Rappelons que l’article 1 de la déclaration des droits de l’homme et du citoyen de 1789 stipule que « les hommes naissent libres et égaux en droit ». Or l’idéologie de l’extrême-droite repose sur le principe inverse : l’inégalité naturelle des hommes, des civilisations, des religions. C’est ici que s’origine la préférence nationale, elle refuse qu’un homme en valle un autre. Certains, en raison de leur supériorité (« raciale », « sexuelle », « culturelle », « religieuse », « nationale ») auraient ainsi plus de droits que les autres. Ceci étant posé, une telle conception aura des effets concrets pour nos collègues et nos élèves. Concernant les premiers, ça commence par « réserver l’accès à l’emploi dans l’administration aux « Français », ce qui implique la révocation de nos collègues étrangers, puis ça continue avec l’interdiction des « emplois extrêmement sensibles » à nos concitoyens bi-nationaux, alors qu’il existe pour ce type de poste une habilitation secret-défense, et ça s’amplifie avec leur exclusion des postes ministériels. Et puis, au vu du glissement subreptice qui s’opère depuis quelques jours, pourquoi pas demain la révocation de nos collègues « regardés comme musulmans ou comme homosexuels » ou considérés comme « insuffisamment français » ? A partir de quel degré d’ascendance sera-t-on « Franco-Français » ? Ici le bannissement ne se fonde pas sur ce que nous faisons, mais sur ce que nous sommes.

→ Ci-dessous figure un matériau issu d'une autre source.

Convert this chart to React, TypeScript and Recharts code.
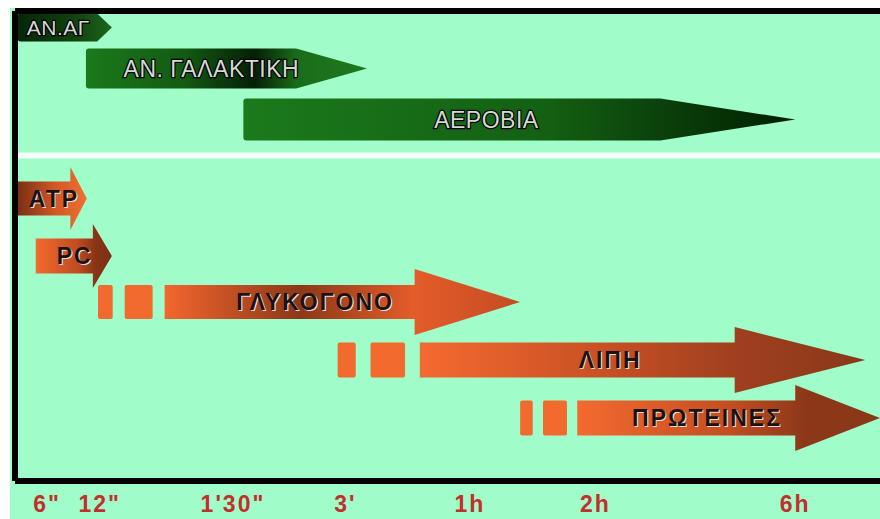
import React from 'react';
import { ComposedChart, Bar, XAxis, YAxis, ReferenceLine } from 'recharts';

// ---- data (timeline units: 0..100 across the time axis; lanes: 0..47 from top) ----
const rowLabels = ['ΑΝ.ΑΓ', 'ΑΝ. ΓΑΛΑΚΤΙΚΗ', 'ΑΕΡΟΒΙΑ', 'ATP', 'PC', 'ΓΛΥΚΟΓΟΝΟ', 'ΛΙΠΗ', 'ΠΡΩΤΕΙΝΕΣ'];
const rowKind = ['system', 'system', 'system', 'fuel', 'fuel', 'fuel', 'fuel', 'fuel'];
const rowLane = [1.6, 5.7, 10.8, 18.7, 24.45, 29.05, 34.85, 40.65];
const rowStart = [0.3, 8.2, 26.4, 0.3, 2.4, 9.6, 37.3, 58.4];
const rowShaftStart = [0.3, 8.2, 26.4, 0.3, 2.4, 17.3, 46.8, 65.0];
const rowHeadStart = [9.5, 32.5, 74.6, 6.4, 9.0, 46.2, 83.2, 90.2];
const rowTip = [11.2, 40.7, 90.2, 8.3, 11.2, 58.4, 98.3, 100];
const rowLabelAt = [5.0, 22.7, 54.5, 4.5, 6.9, 34.7, 68.8, 80.0];

const timeTicks = [3.7, 9.8, 25.2, 38.2, 52.6, 67.1, 90.2];
const timeTickLabels = ['6"', '12"', '1\'30"', '3\'', '1h', '2h', '6h'];

const sectionDivider = 14.45;

const chartData = rowLabels.map((label, i) => ({
  idx: i,
  label,
  kind: rowKind[i],
  lane: rowLane[i],
  range: [rowStart[i], rowTip[i]],
  shaftStart: rowShaftStart[i],
  headStart: rowHeadStart[i],
  labelAt: rowLabelAt[i],
}));

// ---- styles ----
type Stop = [number, string];
const ROW_STYLES: { body: number; head: number; stops: Stop[]; font: number; spacing: number }[] = [
  { body: 28, head: 28, font: 21, spacing: 0.5, stops: [[0, '#072607'], [0.6, '#0f420f'], [1, '#1c661c']] },
  { body: 40, head: 40, font: 23, spacing: 0.5, stops: [[0, '#1a7a1a'], [0.35, '#135a13'], [0.6, '#052005'], [0.75, '#1a6c1a'], [1, '#1e7a1e']] },
  { body: 42, head: 42, font: 23, spacing: 0.5, stops: [[0, '#1b7a1b'], [0.55, '#136013'], [0.75, '#0b420b'], [1, '#011f01']] },
  { body: 34, head: 63, font: 23, spacing: 2, stops: [[0, '#7a2e12'], [0.55, '#d25826'], [1, '#f07030']] },
  { body: 35, head: 64, font: 23, spacing: 2, stops: [[0, '#f26a2e'], [0.55, '#c04c20'], [0.78, '#8a3416'], [1, '#7a3014']] },
  { body: 34, head: 66, font: 23, spacing: 2, stops: [[0, '#f4662e'], [0.38, '#8c3818'], [0.7, '#e45c2a'], [1, '#c44c22']] },
  { body: 35, head: 66, font: 23, spacing: 2, stops: [[0, '#f46a30'], [0.45, '#c44e22'], [0.7, '#a04020'], [1, '#8a3818']] },
  { body: 35, head: 66, font: 23, spacing: 2, stops: [[0, '#f46a30'], [0.5, '#c44e22'], [0.75, '#8c3818'], [1, '#8a3818']] },
];

const LABEL_FONT = "'Liberation Sans', Arial, sans-serif";
const TICK_FONT = "'Liberation Sans Narrow', 'Liberation Sans', Arial, sans-serif";

const ArrowShape = (props: any) => {
  const { x, y, width, height, payload } = props;
  if (x == null || !payload) return null;
  const i = payload.idx;
  const [from, to] = payload.range;
  const k = width / (to - from);
  const px = (v: number) => x + (v - from) * k;
  const cy = y + height / 2;
  const st = ROW_STYLES[i];
  const gid = `arrow-grad-${i}`;
  const x0 = px(from);
  const xs = px(payload.shaftStart);
  const xh = px(payload.headStart);
  const xt = px(to);
  const xl = px(payload.labelAt);
  const grad = (
    <defs>
      <linearGradient id={gid} gradientUnits="userSpaceOnUse" x1={xs} y1={0} x2={xt} y2={0}>
        {st.stops.map(([o, c], j) => (
          <stop key={j} offset={o} stopColor={c} />
        ))}
      </linearGradient>
    </defs>
  );
  if (payload.kind === 'system') {
    const h = st.body / 2;
    const r = 3;
    const d = `M${x0 + r},${cy - h} L${xh},${cy - h} L${xt},${cy} L${xh},${cy + h} L${x0 + r},${cy + h} Q${x0},${cy + h} ${x0},${cy + h - r} L${x0},${cy - h + r} Q${x0},${cy - h} ${x0 + r},${cy - h} Z`;
    return (
      <g>
        {grad}
        <path d={d} fill={`url(#${gid})`} />
        <text
          x={xl}
          y={cy}
          dy="0.36em"
          textAnchor="middle"
          fontFamily={LABEL_FONT}
          fontSize={st.font}
          letterSpacing={st.spacing}
          fill="#d4d8d4"
          stroke="#000"
          strokeWidth={2.4}
          style={{ paintOrder: 'stroke' }}
        >
          {payload.label}
        </text>
      </g>
    );
  }
  const s = st.body / 2;
  const hh = st.head / 2;
  const L = xs - x0;
  const dashes =
    L > 1
      ? [
          [x0, x0 + 0.22 * L],
          [x0 + 0.4 * L, x0 + 0.82 * L],
        ]
      : [];
  const d = `M${xs},${cy - s} L${xh},${cy - s} L${xh},${cy - hh} L${xt},${cy} L${xh},${cy + hh} L${xh},${cy + s} L${xs},${cy + s} Z`;
  return (
    <g>
      {grad}
      {dashes.map(([a, b], j) => (
        <rect key={j} x={a} y={cy - s} width={b - a} height={2 * s} rx={2} fill="#f26a2e" />
      ))}
      <path d={d} fill={`url(#${gid})`} />
      <text
        x={xl + 1.2}
        y={cy + 1.2}
        dy="0.36em"
        textAnchor="middle"
        fontFamily={LABEL_FONT}
        fontWeight="bold"
        fontSize={st.font}
        letterSpacing={st.spacing}
        fill="#e8ddd8"
      >
        {payload.label}
      </text>
      <text
        x={xl}
        y={cy}
        dy="0.36em"
        textAnchor="middle"
        fontFamily={LABEL_FONT}
        fontWeight="bold"
        fontSize={st.font}
        letterSpacing={st.spacing}
        fill="#1c1212"
      >
        {payload.label}
      </text>
    </g>
  );
};

const TimeTick = (props: any) => {
  const { x, y, payload } = props;
  const j = timeTicks.indexOf(payload.value);
  return (
    <text
      x={x}
      y={y + 31}
      textAnchor="middle"
      fontFamily={TICK_FONT}
      fontWeight="bold"
      fontSize={23}
      letterSpacing={2}
      fill="#c2302e"
    >
      {j >= 0 ? timeTickLabels[j] : ''}
    </text>
  );
};

export default function App() {
  return (
    <div style={{ position: 'absolute', left: 0, top: 0, width: 880, height: 519, background: '#ffffff', overflow: 'hidden' }}>
      <div style={{ position: 'absolute', left: 10, top: 8, right: 0, bottom: 0, background: '#a0fcc8' }} />
      <div style={{ position: 'absolute', left: 0, top: 0 }}>
        <ComposedChart
          width={880}
          height={519}
          data={chartData}
          layout="vertical"
          margin={{ top: 11, right: 0, bottom: 0, left: 0 }}
        >
          <XAxis
            type="number"
            dataKey="range"
            domain={[0, 100]}
            allowDataOverflow
            ticks={timeTicks}
            interval={0}
            height={38}
            tickSize={0}
            tickMargin={0}
            tickLine={false}
            axisLine={{ stroke: '#000', strokeWidth: 6 }}
            tick={<TimeTick />}
          />
          <YAxis
            type="number"
            dataKey="lane"
            domain={[0, 47]}
            allowDataOverflow
            width={15}
            tick={false}
            tickLine={false}
            axisLine={{ stroke: '#000', strokeWidth: 6 }}
          />
          <ReferenceLine y={0} stroke="#000" strokeWidth={6} ifOverflow="visible" />
          <ReferenceLine y={sectionDivider} stroke="#f4fff8" strokeWidth={6} ifOverflow="visible" />
          <Bar dataKey="range" barSize={20} shape={<ArrowShape />} isAnimationActive={false} />
        </ComposedChart>
      </div>
    </div>
  );
}
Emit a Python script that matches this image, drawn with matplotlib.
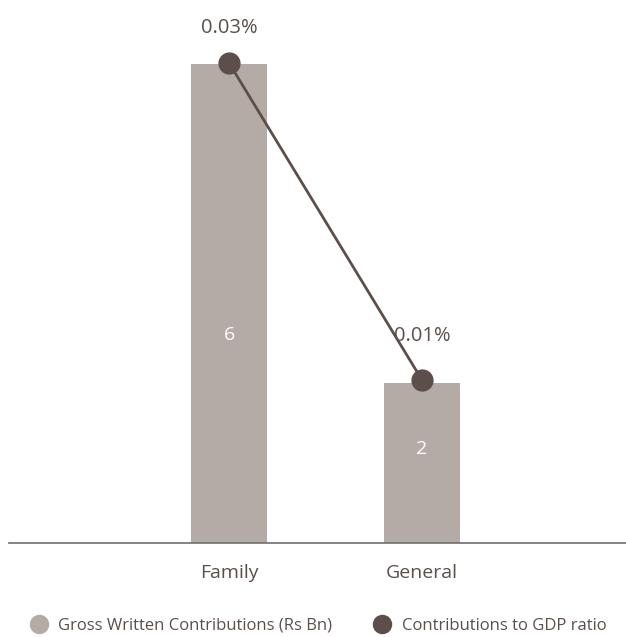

Concernant les élèves maintenant, il est fort probable que soit remis en cause le principe universel de l’inscription à l’école de tout enfant dès trois ans, voire même dès deux ans quel que soit le statut (régulier ou non) de ses parents ou l’instabilité de leur habitat. On se souvient qu’il a déjà fallu dans le passé faire appel aux préfets pour faire appliquer la loi par des maires proches du rassemblement national, et quelques autres dits « républicains », qui refusaient l’inscription des enfants au prétexte de la précarité de la situation de leur famille. Si demain les préfets sont invités à suivre ces maires que deviendront ces enfants ? L’intervention de la justice, qui prendra du temps, suffira-t-elle à obtenir ce qui est de droit dans la République ? De même, réserver les aides sociales aux « nationaux » suppose d’exclure les enfants étrangers et bi-nationaux des bourses et des fonds sociaux. Quel effet peut-on attendre d’une telle mesure sinon violence et déchirement doublés d’un accroissement de la pauvreté qui mine déjà nos réseaux d’éducation prioritaire ? L’exclusion commencerait d’ailleurs par les accompagnatrices de sorties scolaires portant le voile interdisant de fait les sorties dans certaines écoles et créant en cela une inégalité de traitement de plus entre les élèves et entre les parents d’élèves. Évidemment rien n’est dit des effets concrets de la préférence nationale sur le service d’enseignement dans les quartiers populaires ou les lycées professionnels, dans les hôpitaux et pour le ramassage de nos déchets.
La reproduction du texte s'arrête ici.